---- Material

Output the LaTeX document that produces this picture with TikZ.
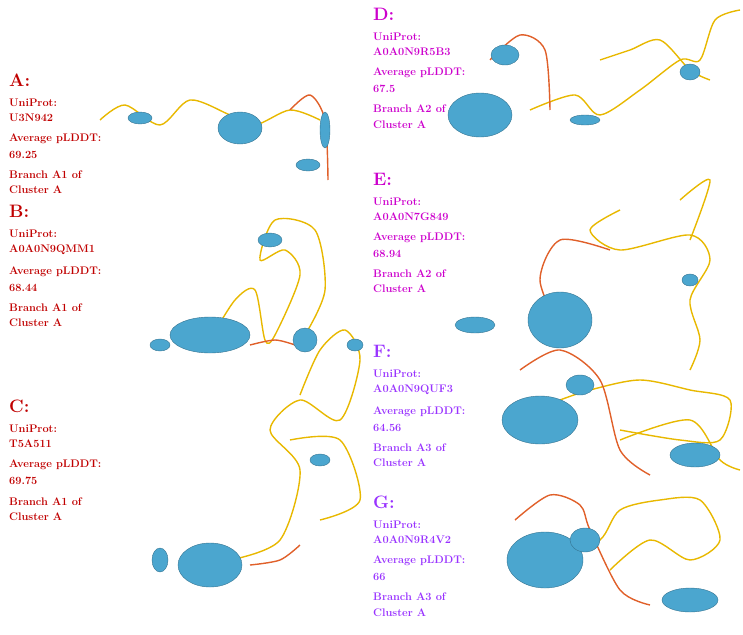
\documentclass[tikz,border=0pt]{standalone}
\usepackage{tikz}
\usetikzlibrary{positioning}
\definecolor{redlab}{HTML}{C00000}
\definecolor{maglab}{HTML}{CC00CC}
\definecolor{purlab}{HTML}{9933FF}
\definecolor{helix}{HTML}{4BA6CF}
\definecolor{loopc}{HTML}{E8B800}
\definecolor{hot}{HTML}{E0602A}
\tikzset{
  letter/.style={anchor=west, font=\bfseries\fontsize{18}{19}\selectfont, inner sep=0pt},
  info/.style={font=\bfseries\fontsize{11}{12}\selectfont, inner sep=0pt, below=12pt of #1.south west, anchor=north west},
  info2/.style={font=\bfseries\fontsize{11}{12}\selectfont, inner sep=0pt, below=7pt of #1.south west, anchor=north west},
  coil/.style={draw=loopc, line width=1.4pt},
  hlx/.style={fill=helix, draw=helix!70!black, line width=0.4pt},
  hotc/.style={draw=hot, line width=1.4pt}
}
\newcommand{\entry}[9]{%
  \node[letter, text=#9] (#1) at (#2,#3) {#4:};
  \node[info=#1, text=#9] (#1u) {UniProt:};
  \node[info2=#1u, text=#9] (#1id) {#5};
  \node[info=#1id, text=#9] (#1a) {Average pLDDT:};
  \node[info2=#1a, text=#9] (#1v) {#6};
  \node[info=#1v, text=#9] (#1b) {#7};
  \node[info2=#1b, text=#9] (#1c) {#8};
}
\begin{document}
\begin{tikzpicture}[x=1pt,y=-1pt]
  \useasboundingbox (0,0) rectangle (743,634);
  % labels
  \entry{A}{9}{80}{A}{U3N942}{69.25}{Branch A1 of}{Cluster A}{redlab}
  \entry{B}{9}{211}{B}{A0A0N9QMM1}{68.44}{Branch A1 of}{Cluster A}{redlab}
  \entry{C}{9}{406}{C}{T5A511}{69.75}{Branch A1 of}{Cluster A}{redlab}
  \entry{D}{373}{14}{D}{A0A0N9R5B3}{67.5}{Branch A2 of}{Cluster A}{maglab}
  \entry{E}{373}{179}{E}{A0A0N7G849}{68.94}{Branch A2 of}{Cluster A}{maglab}
  \entry{F}{373}{351}{F}{A0A0N9QUF3}{64.56}{Branch A3 of}{Cluster A}{purlab}
  \entry{G}{373}{502}{G}{A0A0N9R4V2}{66}{Branch A3 of}{Cluster A}{purlab}
  % A
  \draw[coil] plot[smooth] coordinates {(100,120) (125,105) (160,125) (190,100) (230,115) (255,125) (290,110) (320,120)};
  \draw[hotc] plot[smooth] coordinates {(290,110) (310,95) (325,120) (328,180)};
  \fill[hlx] (240,128) ellipse (22 and 16);
  \fill[hlx,rotate around={90:(325,130)}] (325,130) ellipse (18 and 5);
  \fill[hlx] (308,165) ellipse (12 and 6);
  \fill[hlx] (140,118) ellipse (12 and 6);
  % B
  \draw[coil] plot[smooth] coordinates {(210,340) (235,300) (255,290) (265,340) (275,335) (300,275) (285,250) (260,260) (275,220) (315,230) (325,290) (305,335)};
  \draw[hotc] plot[smooth] coordinates {(250,345) (275,340) (295,345)};
  \fill[hlx] (210,335) ellipse (40 and 18);
  \fill[hlx] (270,240) ellipse (12 and 7);
  \fill[hlx] (305,340) ellipse (12 and 12);
  \fill[hlx] (160,345) ellipse (10 and 6);
  % C
  \draw[coil] plot[smooth] coordinates {(230,560) (280,540) (300,470) (270,430) (300,400) (340,420) (360,360) (345,330) (320,350) (300,395)};
  \draw[coil] plot[smooth] coordinates {(290,440) (340,440) (360,500) (320,520)};
  \draw[hotc] plot[smooth] coordinates {(250,565) (280,560) (300,545)};
  \fill[hlx] (210,565) ellipse (32 and 22);
  \fill[hlx] (320,460) ellipse (10 and 6);
  \fill[hlx] (160,560) ellipse (8 and 12);
  \fill[hlx] (355,345) ellipse (8 and 6);
  % D
  \draw[coil] plot[smooth] coordinates {(530,110) (575,95) (600,115) (640,90) (680,60) (700,60) (715,20) (740,10)};
  \draw[coil] plot[smooth] coordinates {(600,60) (630,50) (660,40) (690,70) (710,80)};
  \draw[hotc] plot[smooth] coordinates {(490,60) (520,35) (545,50) (550,110)};
  \fill[hlx] (480,115) ellipse (32 and 22);
  \fill[hlx] (505,55) ellipse (14 and 10);
  \fill[hlx] (585,120) ellipse (15 and 5);
  \fill[hlx] (690,72) ellipse (10 and 8);
  % E
  \draw[coil] plot[smooth] coordinates {(620,210) (590,230) (620,250) (690,235) (710,260) (690,300) (700,340) (690,370)};
  \draw[coil] plot[smooth] coordinates {(680,200) (710,180) (690,240)};
  \draw[hotc] plot[smooth] coordinates {(560,330) (540,280) (560,240) (610,250)};
  \fill[hlx] (560,320) ellipse (32 and 28);
  \fill[hlx] (475,325) ellipse (20 and 8);
  \fill[hlx] (690,280) ellipse (8 and 6);
  % F
  \draw[coil] plot[smooth] coordinates {(560,400) (590,390) (640,380) (690,390) (730,400) (720,440) (680,440) (620,430)};
  \draw[coil] plot[smooth] coordinates {(620,440) (690,420) (720,460) (740,470)};
  \draw[hotc] plot[smooth] coordinates {(520,370) (560,350) (600,380) (620,450) (650,475)};
  \fill[hlx] (540,420) ellipse (38 and 24);
  \fill[hlx] (580,385) ellipse (14 and 10);
  \fill[hlx] (695,455) ellipse (25 and 12);
  % G
  \draw[coil] plot[smooth] coordinates {(560,560) (600,540) (620,510) (660,500) (700,500) (720,540) (690,560) (650,540) (610,570)};
  \draw[hotc] plot[smooth] coordinates {(515,520) (550,495) (580,505) (590,530) (620,590) (650,605)};
  \fill[hlx] (545,560) ellipse (38 and 28);
  \fill[hlx] (585,540) ellipse (15 and 12);
  \fill[hlx] (690,600) ellipse (28 and 12);
\end{tikzpicture}
\end{document}
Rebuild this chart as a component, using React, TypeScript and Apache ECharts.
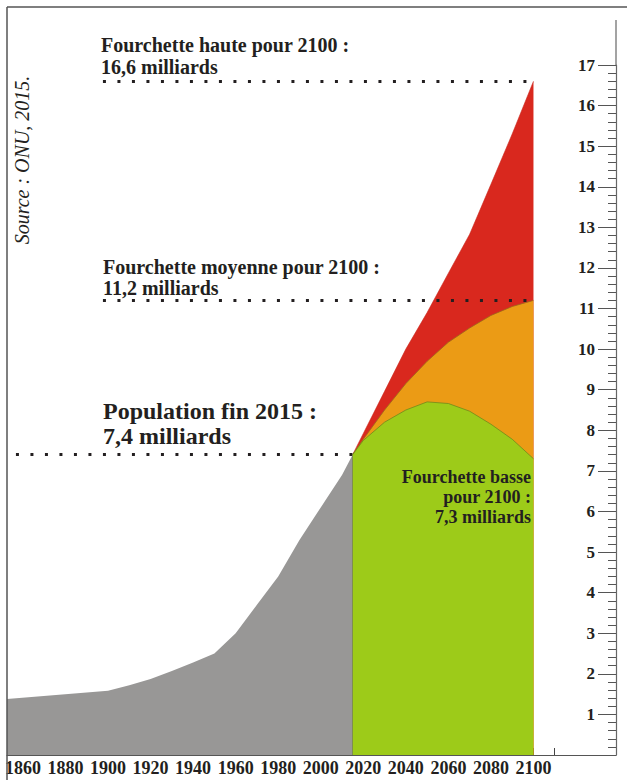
import React, { useEffect, useRef } from 'react';
import * as echarts from 'echarts';

// Historical world population (billions)
const histYears = [1850, 1900, 1910, 1920, 1930, 1940, 1950, 1960, 1970, 1980, 1990, 2000, 2010, 2015];
const histPop = [1.37, 1.58, 1.72, 1.87, 2.07, 2.28, 2.5, 3.0, 3.7, 4.4, 5.3, 6.1, 6.9, 7.4];

// UN projections (billions)
const projYears = [2015, 2020, 2030, 2040, 2050, 2060, 2070, 2080, 2090, 2100];
const highProj = [7.4, 7.92, 8.96, 10.0, 10.9, 11.87, 12.83, 14.06, 15.3, 16.6];
const mediumProj = [7.4, 7.78, 8.5, 9.15, 9.7, 10.17, 10.52, 10.83, 11.05, 11.2];
const lowProj = [7.4, 7.75, 8.2, 8.5, 8.7, 8.66, 8.47, 8.15, 7.78, 7.3];

// Axis ticks / labels
const xTickYears = [1860, 1870, 1880, 1890, 1900, 1910, 1920, 1930, 1940, 1950, 1960, 1970, 1980, 1990, 2000, 2010, 2020, 2030, 2040, 2050, 2060, 2070, 2080, 2090, 2100, 2110];
const xLabelYears = [1860, 1880, 1900, 1920, 1940, 1960, 1980, 2000, 2020, 2040, 2060, 2080, 2100];

// Dotted reference lines: [fromYear, toYear, value]
const refFrom = [1897.6, 1897.6, 1856.7, 2034.9];
const refTo = [2100, 2100, 2015, 2097.5];
const refValue = [16.6, 11.2, 7.4, 7.3];

// Annotation texts
const highText = ['Fourchette haute pour 2100 :', '16,6 milliards'];
const mediumText = ['Fourchette moyenne pour 2100 :', '11,2 milliards'];
const popText = ['Population fin 2015 :', '7,4 milliards'];
const lowText = ['Fourchette basse', 'pour 2100 :', '7,3 milliards'];
const sourceText = 'Source : ONU, 2015.';

const zip = (xs: number[], ys: number[]) => xs.map((x, i) => [x, ys[i]]);

export default function App() {
  const ref = useRef<HTMLDivElement>(null);
  useEffect(() => {
    document.body.style.margin = '0';
    const chart = echarts.init(ref.current!, null, { renderer: 'svg' });
    const serif = '"Liberation Serif", serif';
    const ink = '#231f20';
    const bold = (s: number) => `bold ${s}px "Liberation Serif", serif`;
    const txt = (text: string, x: number, y: number, size: number, align = 'left') => ({
      type: 'text',
      x,
      y,
      z: 100,
      silent: true,
      style: { text, font: bold(size), fill: ink, textAlign: align, textVerticalAlign: 'middle' },
    });

    chart.setOption({
      animation: false,
      grid: { left: 7, right: 11, top: 65, bottom: 25, containLabel: false, outerBoundsMode: 'none' },
      xAxis: {
        type: 'value',
        min: 1852.5,
        max: 2138.8,
        axisLine: { show: true, onZero: false, lineStyle: { color: '#555', width: 1.2 } },
        axisTick: { show: true, inside: true, length: 7, customValues: xTickYears, lineStyle: { color: '#444', width: 1 } },
        axisLabel: {
          customValues: xLabelYears,
          margin: 4,
          hideOverlap: false,
          fontFamily: serif,
          fontWeight: 'bold',
          fontSize: 18,
          color: ink,
          formatter: (v: number) => String(v),
        },
        splitLine: { show: false },
      },
      yAxis: {
        type: 'value',
        position: 'right',
        min: 0,
        max: 17,
        interval: 1,
        axisLine: { show: true, lineStyle: { color: '#666', width: 1.2 } },
        axisTick: { show: true, inside: true, length: 18, lineStyle: { color: '#555', width: 1 } },
        minorTick: { show: true, splitNumber: 5, length: 8, lineStyle: { color: '#555', width: 1 } },
        axisLabel: {
          inside: true,
          margin: 21,
          showMinLabel: false,
          fontFamily: serif,
          fontWeight: 'bold',
          fontSize: 17,
          color: ink,
        },
        splitLine: { show: false },
      },
      series: [
        {
          type: 'line',
          data: zip(histYears, histPop),
          symbol: 'none',
          lineStyle: { width: 0, color: '#989796' },
          areaStyle: { color: '#989796', opacity: 1 },
          z: 2,
          silent: true,
        },
        {
          type: 'line',
          data: zip(projYears, highProj),
          symbol: 'none',
          lineStyle: { width: 0.6, color: '#c9281e' },
          areaStyle: { color: '#d9281e', opacity: 1 },
          z: 3,
          silent: true,
        },
        {
          type: 'line',
          data: zip(projYears, mediumProj),
          symbol: 'none',
          lineStyle: { width: 0.8, color: '#9a6a1c' },
          areaStyle: { color: '#eb9b15', opacity: 1 },
          z: 4,
          silent: true,
        },
        {
          type: 'line',
          data: zip(projYears, lowProj),
          symbol: 'none',
          lineStyle: { width: 0.8, color: '#6f8a1c' },
          areaStyle: { color: '#9dcb19', opacity: 1 },
          z: 5,
          silent: true,
        },
        {
          type: 'line',
          data: [],
          z: 6,
          silent: true,
          markLine: {
            silent: true,
            symbol: ['none', 'none'],
            label: { show: false },
            emphasis: { disabled: true },
            lineStyle: { type: [3, 11.5], width: 3, color: ink },
            data: [
              ...refValue.map((v, i) => [{ coord: [refFrom[i], v] }, { coord: [refTo[i], v] }]),
              [
                { coord: [histYears[histYears.length - 1], 0], lineStyle: { type: 'solid', width: 1, color: '#707070' } },
                { coord: [histYears[histYears.length - 1], histPop[histPop.length - 1]] },
              ],
            ],
          },
        },
      ],
      graphic: [
        { type: 'line', z: 100, silent: true, shape: { x1: 616, y1: 20, x2: 616, y2: 65 }, style: { stroke: '#666', lineWidth: 1.2 } },
        { type: 'line', z: 100, silent: true, shape: { x1: 7, y1: 7, x2: 627, y2: 7 }, style: { stroke: '#555', lineWidth: 1.5 } },
        { type: 'line', z: 100, silent: true, shape: { x1: 7, y1: 7, x2: 7, y2: 780 }, style: { stroke: '#555', lineWidth: 1.5 } },
        txt(highText[0], 101, 45, 20),
        txt(highText[1], 101, 67, 20),
        txt(mediumText[0], 103, 267, 20),
        txt(mediumText[1], 103, 288, 20),
        txt(popText[0], 103, 411, 24),
        txt(popText[1], 103, 436, 24),
        txt(lowText[0], 531, 477, 18, 'right'),
        txt(lowText[1], 531, 497, 18, 'right'),
        txt(lowText[2], 531, 517, 18, 'right'),
        {
          type: 'text',
          x: 22,
          y: 160,
          rotation: Math.PI / 2,
          z: 100,
          silent: true,
          style: { text: sourceText, font: 'italic 20px "Liberation Serif", serif', fill: ink, textAlign: 'center', textVerticalAlign: 'middle' },
        },
      ],
    });
    return () => chart.dispose();
  }, []);
  return <div ref={ref} style={{ width: 627, height: 780 }} />;
}
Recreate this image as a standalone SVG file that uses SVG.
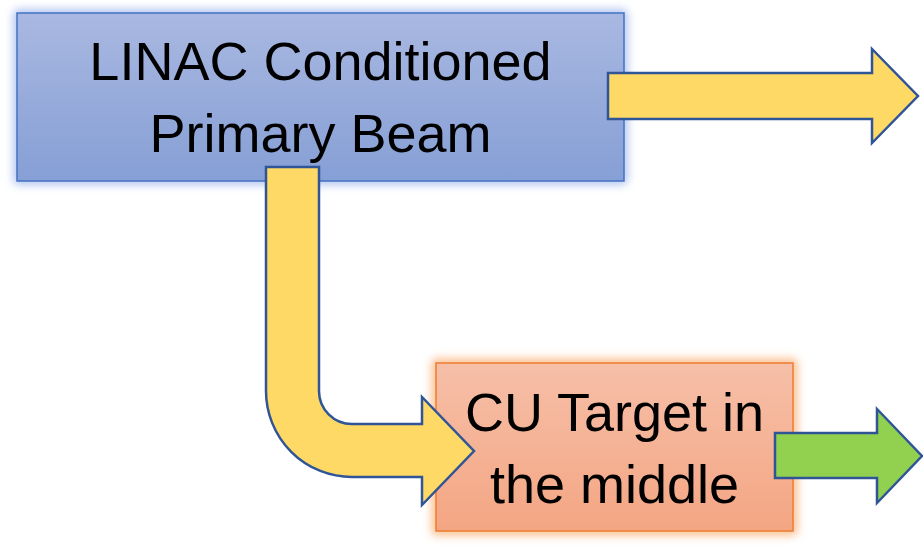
<svg xmlns="http://www.w3.org/2000/svg" width="923" height="549" viewBox="0 0 923 549">
  <defs>
    <linearGradient id="gBlue" x1="0" y1="0" x2="0" y2="1">
      <stop offset="0" stop-color="#a9b8e1"/>
      <stop offset="1" stop-color="#869fd5"/>
    </linearGradient>
    <linearGradient id="gOrange" x1="0" y1="0" x2="0" y2="1">
      <stop offset="0" stop-color="#f6bfa8"/>
      <stop offset="1" stop-color="#f4a683"/>
    </linearGradient>
    <filter id="glow" x="-20%" y="-20%" width="140%" height="140%">
      <feGaussianBlur stdDeviation="4"/>
    </filter>
  </defs>
  <style>
    .lbl { font-family: "Liberation Sans", Arial, sans-serif; font-size: 54px; fill: #000; text-anchor: middle; }
    .arrow { stroke: #2f5597; stroke-width: 2.5; stroke-linejoin: miter; }
    .yellow { fill: #ffd966; }
    .green { fill: #92d050; }
  </style>
  <rect width="923" height="549" fill="#ffffff"/>
  <g id="node-linac">
    <rect x="13" y="9" width="615" height="176" rx="6" fill="#b4c7f0" filter="url(#glow)"/>
    <rect x="17" y="13" width="607" height="168" fill="url(#gBlue)" stroke="#4472c4" stroke-width="1.5"/>
    <text class="lbl" x="320.5" y="80">LINAC Conditioned</text>
    <text class="lbl" x="320.5" y="152">Primary Beam</text>
  </g>
  <g id="node-target">
    <rect x="431" y="358" width="367" height="178" rx="6" fill="#fbc59a" filter="url(#glow)"/>
    <rect x="436" y="363" width="357" height="168" fill="url(#gOrange)" stroke="#ed7d31" stroke-width="1.5"/>
    <text class="lbl" x="614.5" y="431">CU Target in</text>
    <text class="lbl" x="614.5" y="503">the middle</text>
  </g>
  <g id="connectors">
    <path class="arrow yellow" d="M608,73 L872,73 L872,49 L918,96 L872,143 L872,119 L608,119 Z"/>
    <path class="arrow yellow" d="M266,167 L319,167 L319,391 A33,33 0 0 0 352,424 L422,424 L422,397 L474,451 L422,505 L422,477 L352,477 A86,86 0 0 1 266,391 Z"/>
    <path class="arrow green" d="M775,433 L877,433 L877,409 L922,456 L877,503 L877,478 L775,478 Z"/>
  </g>
</svg>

--------

What you are asked to do: Pick up at the line that holds "Recreate this image" and restate each line, word for word, through the last line of the entries. Include both end lines but none of the pictures.

Answer below:
Recreate this image as a standalone SVG file that uses SVG.
<svg xmlns="http://www.w3.org/2000/svg" width="923" height="549" viewBox="0 0 923 549">
  <defs>
    <linearGradient id="gBlue" x1="0" y1="0" x2="0" y2="1">
      <stop offset="0" stop-color="#a9b8e1"/>
      <stop offset="1" stop-color="#869fd5"/>
    </linearGradient>
    <linearGradient id="gOrange" x1="0" y1="0" x2="0" y2="1">
      <stop offset="0" stop-color="#f6bfa8"/>
      <stop offset="1" stop-color="#f4a683"/>
    </linearGradient>
    <filter id="glow" x="-20%" y="-20%" width="140%" height="140%">
      <feGaussianBlur stdDeviation="4"/>
    </filter>
  </defs>
  <style>
    .lbl { font-family: "Liberation Sans", Arial, sans-serif; font-size: 54px; fill: #000; text-anchor: middle; }
    .arrow { stroke: #2f5597; stroke-width: 2.5; stroke-linejoin: miter; }
    .yellow { fill: #ffd966; }
    .green { fill: #92d050; }
  </style>
  <rect width="923" height="549" fill="#ffffff"/>
  <g id="node-linac">
    <rect x="13" y="9" width="615" height="176" rx="6" fill="#b4c7f0" filter="url(#glow)"/>
    <rect x="17" y="13" width="607" height="168" fill="url(#gBlue)" stroke="#4472c4" stroke-width="1.5"/>
    <text class="lbl" x="320.5" y="80">LINAC Conditioned</text>
    <text class="lbl" x="320.5" y="152">Primary Beam</text>
  </g>
  <g id="node-target">
    <rect x="431" y="358" width="367" height="178" rx="6" fill="#fbc59a" filter="url(#glow)"/>
    <rect x="436" y="363" width="357" height="168" fill="url(#gOrange)" stroke="#ed7d31" stroke-width="1.5"/>
    <text class="lbl" x="614.5" y="431">CU Target in</text>
    <text class="lbl" x="614.5" y="503">the middle</text>
  </g>
  <g id="connectors">
    <path class="arrow yellow" d="M608,73 L872,73 L872,49 L918,96 L872,143 L872,119 L608,119 Z"/>
    <path class="arrow yellow" d="M266,167 L319,167 L319,391 A33,33 0 0 0 352,424 L422,424 L422,397 L474,451 L422,505 L422,477 L352,477 A86,86 0 0 1 266,391 Z"/>
    <path class="arrow green" d="M775,433 L877,433 L877,409 L922,456 L877,503 L877,478 L775,478 Z"/>
  </g>
</svg>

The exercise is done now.